Charter A&M Corner Member
Staff member
Moderator
I'd guess probably not. They and the label were likely focused on future projects, not digging through vaults of unreleased stuff. Once Karen died, then the vault stuff became more important. But while she was alive, there were no perceived limits on what they could have done in the future.
 

Rudy

¡Que siga la fiesta!
Staff member
Site Admin
Once CDs came along, then A&M wanted a fuller disc, so Richard obliged and sequenced the Special Edition.
I made a much better "special edition" of my own. Besides one flub on a segue (it contains part of one of the removed tracks), all the KC tracks are there, along with one RC instrumental feature. It loses all the drecky choral garbage that turns my stomach.
 

Harry

Charter A&M Corner Member
Staff member
Moderator
The West German original mix CD sounds fine if you play it straight through, but I've found that the track indexing is a little sloppy for my tastes. I usually compile my own Christmas disc for use in the car and when these tracks are set in random mode, they start and end improperly.

So I put the whole disc into Audacity and adjusted the starts and ends so that they sound as good as they can as individual tracks.
 

CraigGA

Well-Known Member
I don't think A&M wanted to release a double LP at that point in time. As it was, Christmas albums from current artists were not that popular back then, and if I recall correctly, as it was, it didn't sell all that well in its first couple of years or so. So it would have been natural to simply shelve that which didn't fit.

There wasn't all-Christmas-radio back then. Most popular music stations played a few Christmas tunes an hour as the big day got closer, and might have gone all-Christmas on Christmas eve through Christmas day. But that was about it. Some of the beautiful music stations would go all-Christmas in that last week before the holiday, but they were playing things like Percy Faith, Boston Pops, and other orchestral treatments.

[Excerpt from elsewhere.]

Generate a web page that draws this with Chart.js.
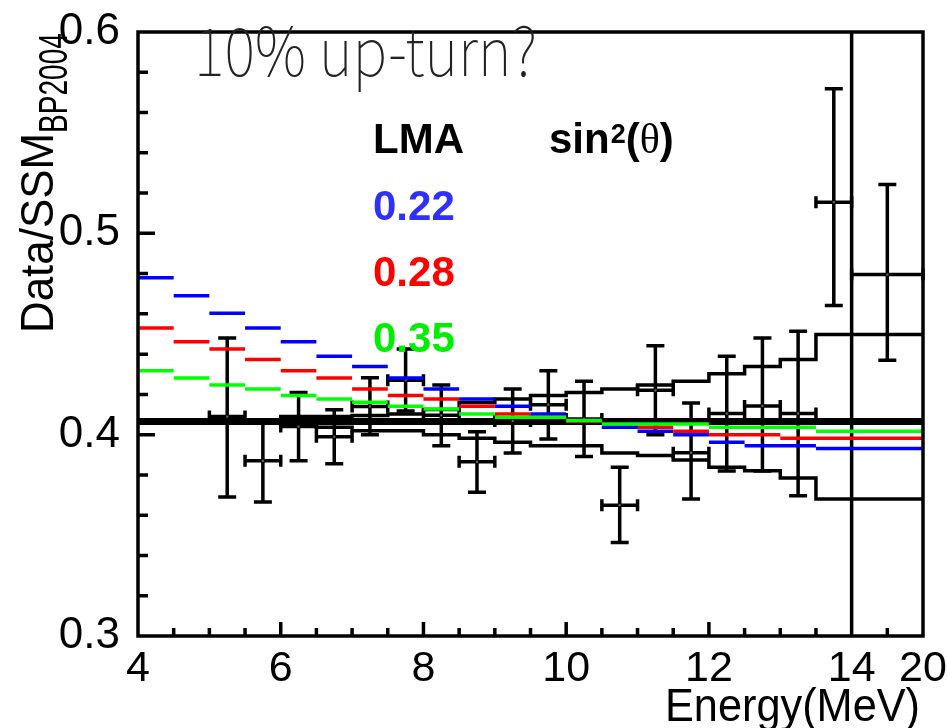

Once CDs came along, then A&M wanted a fuller disc, so Richard obliged and sequenced the Special Edition.
I don’t see why there was not more insistence placed on more Karen’s tunes rather than orchestral fluff. First Snowfall and Do You Hear What I Hear and all her others would have sold more.
 

Rudy

¡Que siga la fiesta!
Staff member
Site Admin
The West German original mix CD sounds fine if you play it straight through, but I've found that the track indexing is a little sloppy for my tastes. I usually compile my own Christmas disc for use in the car and when these tracks are set in random mode, they start and end improperly.

So I put the whole disc into Audacity and adjusted the starts and ends so that they sound as good as they can as individual tracks.
That is one downfall to the album--even if I program my own playlist, and aside from the indexing, there are so many segues that it's really not all that adaptable to playing the tracks separately. But that is a rather limited use case, so it's not a fault of the album--it was programmed in order to be listened to straight through.
 

Jarred

Well-Known Member
I know we all know that Karen’s breath control was otherworldly, but hearing Do You Hear WIH just now again and that last note - she doesn’t just sustain it, she makes it blossom and reach to the heavens without over-singing in the slightest. Just breathtaking.
 

CraigGA

Well-Known Member
I know we all know that Karen’s breath control was otherworldly, but hearing Do You Hear WIH just now again and that last note - she doesn’t just sustain it, she makes it blossom and reach to the heavens without over-singing in the slightest. Just breathtaking.
Not only the above but when Karen comes in on the second verse it’s like the listener is absorbed into her voice as soaking in a relaxing warm bath. It just doesn’t get any better!
 

tomswift2002

Well-Known Member
Thread Starter
Not to sure what the exact date was in 1984 that Christmas Portrait Special Edition came out, but it was probably the same as An Old-Fashioned Christmas which was October 26, 1984. So happy 36th anniversary to this compilation which hit #56 on the Billboard charts just 10 months ago in January 2020, it’s highest charting position ever! Maybe this year it can go to #1!😅
 

Another Son

Well-Known Member
I like to hear the album as it was originally released, with the original song sequence. The mix of songs on 'Special Edition' doesn't sound right, somehow.

Speaking of Christmas albums, I recently bought a second copy of Benjamin Britten's 'A Ceremony of Carols', by The Choir of King's College, Cambridge. I like it a lot. (Haven't seen my original copy for a while).

I like a whole range of music. Carpenters synthesise a few different styles / genres, as we know.
 

tomswift2002

Well-Known Member
Thread Starter
For me, the original Christmas Portrait sounds odd and short, since the Special Edition was the first version that I heard. And for the past 30 years I would say that the SE has become THE Christmas Portrait, as the original has essentially been out-of-print since the vinyl LP was discontinued in the early-1990’s, and cassette’s popularity waned to where the cassette was discontinued around 2000.